Abstract 2664: Arrhythmia Protection Insights From a Hibernating Animal
Hibernating animals are resistant to either hypothermia- or nonhypothermia-induced cardiac arrhythmias. However, their resistance to ischemia-induced arrhythmias at the time of hibernation is not known. Our goal was to investigate susceptibility to arrhythmias during coronary artery occlusion (CAO) in woodchucks in the winter during hibernation season, in comparison to that in the summer. We hypothesized the susceptibility to reactive oxygen species (ROS)-induced early afterdepolarizations (EADs) and triggered activities (TAs) may be modified in hibernating mammalian hearts during winter. Permanent CAO was performed in woodchucks (Marmota monax) in winter and in summer. Mortality was significantly lower, p<0.05, in woodchucks in winter (5%) than in summer (45%). By monitoring ECG with telemetry, ventricular fibrillation (VF) and sudden cardiac death (SCD) were found in 5 of 13 woodchucks in summer, while none of 8 woodchucks showed VF or SCD in winter.
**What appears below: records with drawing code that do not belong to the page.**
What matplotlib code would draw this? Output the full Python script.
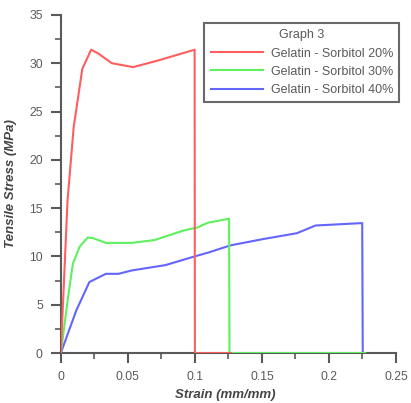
import matplotlib
matplotlib.use("Agg")
import matplotlib.pyplot as plt
from matplotlib.ticker import MultipleLocator

plt.rcParams['font.family'] = ['Liberation Sans', 'DejaVu Sans']

# Gelatin - Sorbitol 20%
strain_20 = [0, 0.005, 0.0096, 0.016, 0.0226, 0.028, 0.038, 0.054, 0.073, 0.0998, 0.1, 0.127]
stress_20 = [0, 15.8, 23.4, 29.4, 31.4, 31.0, 30.0, 29.6, 30.3, 31.4, 0, 0]

# Gelatin - Sorbitol 30%
strain_30 = [0, 0.0054, 0.009, 0.014, 0.020, 0.0238, 0.0336, 0.053, 0.070, 0.092, 0.102,
             0.105, 0.11, 0.1255, 0.1258, 0.227]
stress_30 = [0, 5.8, 9.25, 11.0, 11.95, 11.9, 11.4, 11.4, 11.7, 12.7, 13.0,
             13.2, 13.5, 13.9, 0, 0]

# Gelatin - Sorbitol 40%
strain_40 = [0, 0.0115, 0.0213, 0.0336, 0.043, 0.053, 0.078, 0.0998, 0.11, 0.1267,
             0.151, 0.176, 0.190, 0.2248, 0.2252, 0.235]
stress_40 = [0, 4.4, 7.35, 8.2, 8.2, 8.55, 9.1, 10.0, 10.4, 11.15,
             11.8, 12.4, 13.2, 13.45, 0, 0]

gray = "#5a5a5a"

fig = plt.figure(figsize=(4.11, 4.03), dpi=100)
ax = fig.add_axes([0.148, 0.124, 0.8155, 0.839])

ax.plot(strain_40, stress_40, color="#6464ff", lw=1.5, label="Gelatin - Sorbitol 40%", zorder=2)
ax.plot(strain_30, stress_30, color="#5ef05e", lw=1.5, label="Gelatin - Sorbitol 30%", zorder=3)
ax.plot(strain_20, stress_20, color="#ff5e5e", lw=1.5, label="Gelatin - Sorbitol 20%", zorder=4)

ax.set_xlim(0, 0.25)
ax.set_ylim(0, 35)
ax.xaxis.set_major_locator(MultipleLocator(0.05))
ax.xaxis.set_minor_locator(MultipleLocator(0.025))
ax.yaxis.set_major_locator(MultipleLocator(5))
ax.yaxis.set_minor_locator(MultipleLocator(2.5))
ax.set_xticks([0, 0.05, 0.1, 0.15, 0.2, 0.25])
ax.set_xticklabels(["0", "0.05", "0.1", "0.15", "0.2", "0.25"])

for side in ["top", "right"]:
    ax.spines[side].set_visible(False)
for side in ["left", "bottom"]:
    ax.spines[side].set_color(gray)
    ax.spines[side].set_linewidth(1.5)

ax.tick_params(which="major", direction="out", length=7, width=1.5, color=gray,
               labelcolor=gray, labelsize=8.7, pad=6)
ax.tick_params(which="minor", direction="out", length=4, width=1.2, color=gray)

ax.set_xlabel("Strain (mm/mm)", fontsize=9.5, fontweight="bold", fontstyle="italic", color="#444444")
ax.set_ylabel("Tensile Stress (MPa)", fontsize=9.5, fontweight="bold", fontstyle="italic", color="#444444")
ax.xaxis.set_label_coords(0.49, -0.105)
ax.yaxis.set_label_coords(-0.13, 0.5)

handles, labels = ax.get_legend_handles_labels()
leg = ax.legend(handles[::-1], labels[::-1], title="Graph 3", loc="upper right",
                bbox_to_anchor=(1.01, 0.976), fontsize=9, title_fontsize=9,
                frameon=True, fancybox=False, handlelength=4.2, borderpad=0.5,
                labelspacing=0.5, handletextpad=0.6, borderaxespad=0)
leg.get_frame().set_edgecolor("#444444")
leg.get_frame().set_linewidth(1.5)
for t in leg.get_texts():
    t.set_color(gray)
leg.get_title().set_color(gray)

fig.savefig("out.png", dpi=100)
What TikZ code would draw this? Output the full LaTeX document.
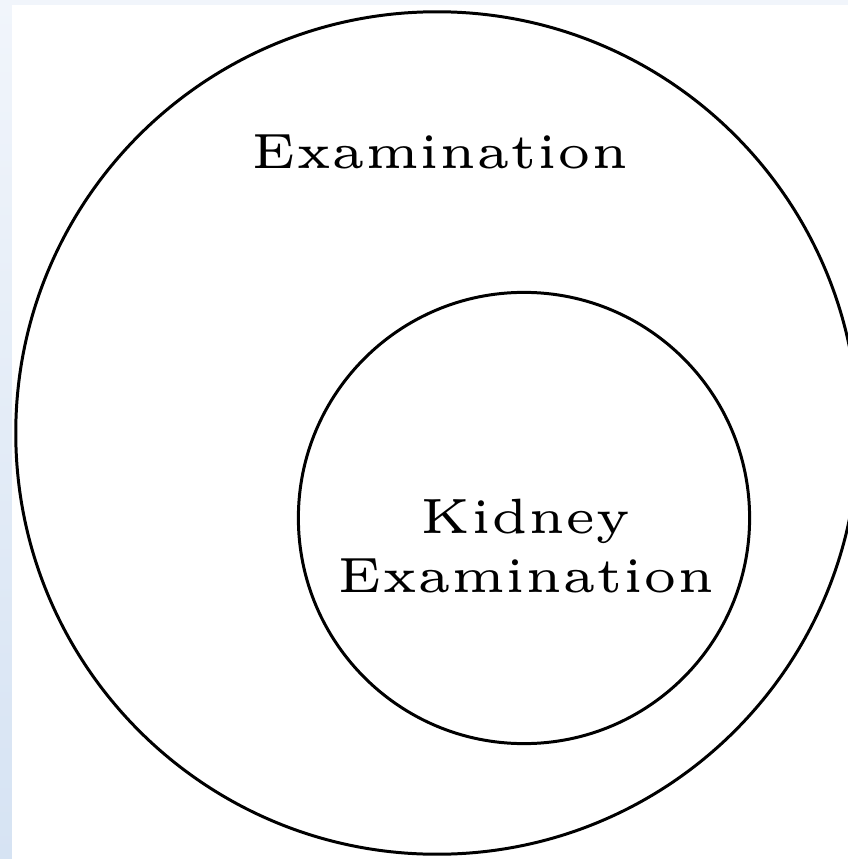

Western blotting was carried out on the tissue adjacent to the ischemic area 24 hours following CAO. The level of manganese superoxide dismutase (MnSOD) was increased by 40% and the ratio of oxidized (active) CaMKII/CaMKII was reduced by 66%, p<0.05, in woodchucks in winter compared to those in summer. Action potentials were recorded from isolated ventricular myocytes using patch-clamp technique. Perfusion with 0.2 mM or higher H2O2 only induced EADs in 1 out of 10 cells isolated form woodchuck in winter. In contrast, EADs were induced consistently with H2O2 (0.2 mM) at a shorter perfusion period (3.15±0.25 min) in 20 of 20 myocytes isolated from woodchucks in summer. The EADs were eliminated by inhibiting CaMK II (KN-93 1 microM, n=6), blocking L-type Ca current (10 microM Nifedipine, n=5), or inhibiting late Na current (10 microM ranolazine, n=4). Intracellular Ca transients were also evaluated. Thus, the heart of a hibernating animal in winter is more resistant to ischemia-induced arrhythmias and SCD. The mechanism involves reduced oxidative stress and thus ROS-oxidized CaMKII activity levels, which confers resistance against ROS-induced EADs and TAs. The profound protection conferred may provide insights into clinical directions for therapy of arrhythmias.
This research has received full or partial funding support from the American Heart Association, National Center.